According to the Court, “[a]lthough §5(C) attempts to achieve one of the same goals as federal law—the deterrence of unlawful employment—it involves a conflict in the method of enforcement.” Moreover, the Court found that since Congress decided not to impose criminal penalties on aliens who seek or engage in unauthorized employment, “a state law to the contrary is an obstacle to the regulatory system Congress chose.” Thus, the Court held that section 5(C) also is preempted by federal law.
In analyzing section 6, the Court first noted that under federal law, an alien who is suspected of being removable is issued a Notice to Appear form, which does not authorize an arrest. Further, the federal statutory structure instructs when it is appropriate to arrest an alien during the removal process. The Court concluded that section 6 “attempts to provide state officers even greater authority to arrest aliens on the basis of possible removability than Congress has given to trained federal immigration officers.” While state officers may make warrantless arrests of aliens based on possible removability in specific, limited circumstances, the Court found, by “authorizing state and local officers to engage in these enforcement activities as a general matter, §6 creates an obstacle to the full purposes and objectives of Congress.” Thus, the Court ruled that section 6 also is preempted by federal law.
The Court, however, refused to find that section 2(B) is preempted by federal law noting that the “nature and timing” of the case cautions against evaluating its validity.
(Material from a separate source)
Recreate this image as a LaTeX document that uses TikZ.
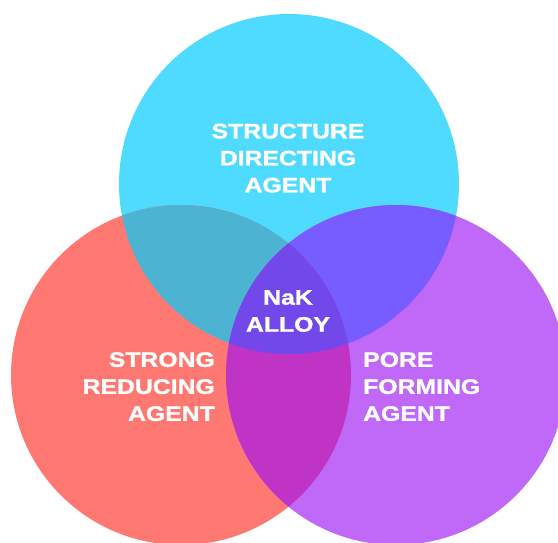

The Court noted that since the federal government brought its suit before S.B. 1070 went into effect,”[t]here is a basic uncertainty about what the law means and how it will be enforced.” “At this stage, without the benefit of a definitive interpretation from the state courts,” the Court concluded, “it would be inappropriate to assume §2(B) will be construed in a way that creates a conflict with federal law.” However, the Court made a point to note that its “opinion does not foreclose other preemption and constitutional challenges to the law as interpreted and applied after it goes into effect.”
According to Jay Ruby, a shareholder in Ogletree Deakins’ Atlanta office: “In short, all of Arizona’s bill was struck down except for section 2(B). Section 2(B) provides that police officers may request detainees to present documentation of legal status if there is probable cause to believe that the detainee is an illegal alien. However, the Court deferred to the Ninth Circuit and Arizona to see how the state implements the law and declined to rule on the constitutional aspects of section 2(B) (which is being challenged by the American Civil Liberties Union). Section 2(B) and its enforcement likely will undergo future legal challenges. It is possible that Arizona courts (or potentially the Ninth Circuit in a future challenge) will strike down section 2(B) if it does not receive a narrow ‘definitive interpretation’ that does not otherwise conflict with federal law.”
According to Tibor Nagy, Jr., a shareholder in Ogletree Deakins’ Phoenix and Tucson offices: “The Supreme Court’s decision effectively affirmed the status quo, inasmuch as the district court and Ninth Circuit prevented S.B. 1070’s controversial provisions from going into effect from the beginning. As for section 2(B), its continued viability is unlikely to affect employers, particularly since it must be construed very narrowly to pass the Court’s preemption test.”